Poetry Friday is to be enjoyed today with Robyn at Read, Write, Howl
In the days of these holidays arriving, and they’ve been arriving since before Halloween, I become excited at the prospect of sitting with family and friends by the fire, perhaps working on a jigsaw puzzle, or reading a story aloud to my grandchildren. I like baking and will certainly bake some Christmas cookies, letting my husband choose which ones he’d like. I enjoy shopping and will be sure to give my business at some small shops as well as order online from some other small businesses. I really do love Christmas and have lots of spirit to go around.
At the same time that I’m enjoying my personal version of a Rockwell Christmas, I also think of those who have few friends, no family close by, or no family at all. I know that there are those who are lonely this time of year especially, and when they view the television commercials or see the newspaper advertisements, they become lonelier. The expectation that is marketed includes lots of gift giving, and parties with happy people, and often enough happy children and happy pets. These advertisements are tough to swallow for anyone who has neither the means nor the opportunity to participate in the merriment that swirls around us in December.
I do attempt to connect with those who might be loneliest this time of year and include them with my family's festivities. At this time while planning this post, I thought I’d search for a poem that might help us understand the feeling.
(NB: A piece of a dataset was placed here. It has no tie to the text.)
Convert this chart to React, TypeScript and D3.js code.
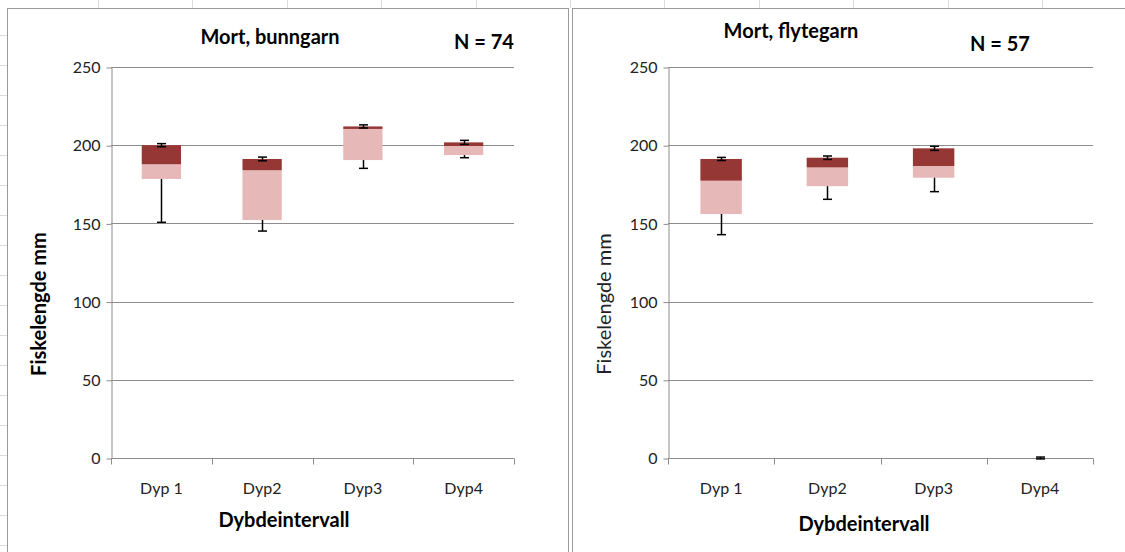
import React, { useEffect, useRef } from 'react';
import * as d3 from 'd3';

// Box plots built as stacked bars (Excel style): q1 base, light = q1..median, dark = median..q3
const categories = ['Dyp 1', 'Dyp2', 'Dyp3', 'Dyp4'];
const yTicks = [0, 50, 100, 150, 200, 250];

// Mort, bunngarn
const bunnMin = [150.7, 145.1, 185.2, 192];
const bunnQ1 = [178.4, 152.2, 190.5, 193.7];
const bunnMedian = [187.8, 184, 210.4, 199.5];
const bunnQ3 = [200, 191.2, 212, 201.8];
const bunnTopErr = [1, 1.2, 1, 1.3];

// Mort, flytegarn
const flyMin = [142.8, 165.4, 170.3, 0];
const flyQ1 = [156, 173.8, 179.2, 0];
const flyMedian = [177.3, 185.8, 186.7, 0];
const flyQ3 = [191.2, 192, 198, 0];
const flyTopErr = [1, 1.1, 1.3, 0.6];

const W = 1125;
const H = 552;
const FONT = 'Lato, "Open Sans", sans-serif';
const LIGHT = '#e6b9b8';
const DARK = '#953735';
const GRID = '#8c8c8c';

interface Panel {
  left: number;
  right: number;
  title: string;
  n: string;
  titleX: number;
  titleY: number;
  nX: number;
  nY: number;
  yTitleX: number;
  yTitleBold: boolean;
  xTitleX: number;
  xTitleY: number;
  min: number[];
  q1: number[];
  median: number[];
  q3: number[];
  topErr: number[];
}

const panels: Panel[] = [
  {
    left: 111, right: 514, title: 'Mort, bunngarn', n: 'N = 74',
    titleX: 270, titleY: 44, nX: 484, nY: 49, yTitleX: 46, yTitleBold: true,
    xTitleX: 284, xTitleY: 527,
    min: bunnMin, q1: bunnQ1, median: bunnMedian, q3: bunnQ3, topErr: bunnTopErr
  },
  {
    left: 668, right: 1093, title: 'Mort, flytegarn', n: 'N = 57',
    titleX: 791, titleY: 38, nX: 1000, nY: 51, yTitleX: 611, yTitleBold: false,
    xTitleX: 864, xTitleY: 531,
    min: flyMin, q1: flyQ1, median: flyMedian, q3: flyQ3, topErr: flyTopErr
  }
];

const App: React.FC = () => {
  const svgRef = useRef<SVGSVGElement>(null);

  useEffect(() => {
    if (!svgRef.current) return;
    const svg = d3.select(svgRef.current);
    svg.selectAll('*').remove();

    svg.append('rect').attr('width', W).attr('height', H).attr('fill', '#fff');

    // faint spreadsheet cell lines peeking out around the charts
    const bg = svg.append('g').attr('stroke', '#dcdcdc').attr('stroke-width', 1);
    d3.range(35, H, 30).forEach(y => {
      bg.append('line').attr('x1', 0).attr('x2', 7).attr('y1', y + 0.5).attr('y2', y + 0.5);
    });
    d3.range(98, W, 94.4).forEach(x => {
      bg.append('line').attr('x1', Math.round(x) + 0.5).attr('x2', Math.round(x) + 0.5).attr('y1', 0).attr('y2', 8);
    });

    // chart frames
    svg.append('rect').attr('x', 7.5).attr('y', 8.5).attr('width', 561).attr('height', 600)
      .attr('fill', '#fff').attr('stroke', '#9a9a9a');
    svg.append('rect').attr('x', 572.5).attr('y', 8.5).attr('width', 600).attr('height', 600)
      .attr('fill', '#fff').attr('stroke', '#9a9a9a');

    const y = d3.scaleLinear().domain([0, 250]).range([458, 67]);

    panels.forEach(p => {
      const g = svg.append('g');
      const x = d3.scaleBand<string>().domain(categories).range([p.left, p.right]).padding(0);
      const bw = x.bandwidth() * 0.39;
      const cx = (c: string) => (x(c) || 0) + x.bandwidth() / 2;

      // gridlines
      g.selectAll('.grid').data(yTicks.filter(t => t > 0)).enter().append('line')
        .attr('x1', p.left).attr('x2', p.right)
        .attr('y1', d => Math.round(y(d)) + 0.5).attr('y2', d => Math.round(y(d)) + 0.5)
        .attr('stroke', GRID).attr('stroke-width', 1);

      // y axis
      const yAxis = g.append('g').attr('transform', `translate(${p.left + 0.5},0.5)`)
        .call(d3.axisLeft(y).tickValues(yTicks).tickSize(5).tickPadding(6).tickSizeOuter(0));
      yAxis.select('.domain').attr('stroke', GRID);
      yAxis.selectAll('.tick line').attr('stroke', GRID);
      yAxis.selectAll('.tick text').attr('font-family', FONT).attr('font-size', 16).attr('fill', '#222');

      // x axis with ticks between categories
      const xAxis = g.append('g').attr('transform', `translate(0,${Math.round(y(0)) + 0.5})`);
      xAxis.append('line').attr('x1', p.left).attr('x2', p.right).attr('stroke', GRID);
      xAxis.selectAll('.xt').data([...categories.map(c => x(c) || 0), p.right]).enter().append('line')
        .attr('x1', d => Math.round(d) + 0.5).attr('x2', d => Math.round(d) + 0.5)
        .attr('y1', 0).attr('y2', 6).attr('stroke', GRID);
      xAxis.selectAll('.xl').data(categories).enter().append('text')
        .attr('x', d => cx(d)).attr('y', 35).attr('text-anchor', 'middle')
        .attr('font-family', FONT).attr('font-size', 16).attr('fill', '#222').text(d => d);

      const rows = categories.map((c, i) => ({
        c, min: p.min[i], q1: p.q1[i], med: p.median[i], q3: p.q3[i], err: p.topErr[i]
      }));

      // light segment
      g.selectAll('.lo').data(rows).enter().append('rect')
        .attr('x', d => cx(d.c) - bw / 2).attr('width', bw)
        .attr('y', d => y(d.med)).attr('height', d => y(d.q1) - y(d.med))
        .attr('fill', LIGHT);
      // dark segment
      g.selectAll('.hi').data(rows).enter().append('rect')
        .attr('x', d => cx(d.c) - bw / 2).attr('width', bw)
        .attr('y', d => y(d.q3)).attr('height', d => y(d.med) - y(d.q3))
        .attr('fill', DARK);

      const cap = 4.5;
      // lower whisker
      rows.filter(d => d.q1 - d.min > 0).forEach(d => {
        const xc = Math.round(cx(d.c)) + 0.5;
        g.append('line').attr('x1', xc).attr('x2', xc).attr('y1', y(d.q1)).attr('y2', y(d.min))
          .attr('stroke', '#000').attr('stroke-width', 1.5);
        g.append('line').attr('x1', xc - cap).attr('x2', xc + cap).attr('y1', y(d.min)).attr('y2', y(d.min))
          .attr('stroke', '#000').attr('stroke-width', 1.5);
      });
      // top error bar
      rows.forEach(d => {
        const xc = Math.round(cx(d.c)) + 0.5;
        const a = y(d.q3 + d.err);
        const b = y(d.q3 - d.err);
        g.append('line').attr('x1', xc).attr('x2', xc).attr('y1', a).attr('y2', b)
          .attr('stroke', '#000').attr('stroke-width', 1.5);
        [a, b].forEach(v => g.append('line').attr('x1', xc - cap).attr('x2', xc + cap).attr('y1', v).attr('y2', v)
          .attr('stroke', '#000').attr('stroke-width', 1.5));
      });

      // titles
      g.append('text').attr('x', p.titleX).attr('y', p.titleY).attr('text-anchor', 'middle')
        .attr('font-family', FONT).attr('font-weight', 'bold').attr('font-size', 20).text(p.title);
      g.append('text').attr('x', p.nX).attr('y', p.nY).attr('text-anchor', 'middle')
        .attr('font-family', FONT).attr('font-weight', 'bold').attr('font-size', 20).text(p.n);
      g.append('text').attr('x', p.xTitleX).attr('y', p.xTitleY).attr('text-anchor', 'middle')
        .attr('font-family', FONT).attr('font-weight', 'bold').attr('font-size', 20).text('Dybdeintervall');
      g.append('text').attr('transform', `translate(${p.yTitleX},304) rotate(-90)`).attr('text-anchor', 'middle')
        .attr('font-family', FONT).attr('font-weight', p.yTitleBold ? 'bold' : 'normal').attr('font-size', 20)
        .attr('fill', p.yTitleBold ? '#000' : '#222').text('Fiskelengde mm');
    });
  }, []);

  return (
    <svg ref={svgRef} width={W} height={H} style={{ position: 'absolute', left: 0, top: 0 }} />
  );
};

export default App;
Although this particular poem references Thanksgiving instead of Christmas, I find it fits my imaginings of how it must feel to be so lonely. The author writes a monologue of a man who is ill and is speaking to a visitor. This visitor has dropped in to bring a selection of books for the housebound man. As you read, the voice seems to tremble, and the gush of words shows clearly the appreciation for the visitor, even alongside the apologetic flavor.
The poem is The Transparent Man, by Anthony Hecht.
It begins with
I'm mighty glad to see you, Mrs. Curtis,
And thank you very kindly for this visit--
Especially now when all the others here
Are having holiday visitors, and I feel
A little conspicuous and in the way.
You can read or listen to the rest of the poem here at poets.org. I’m hoping that we all have happy holidays this year, but that we also give some care to those in need.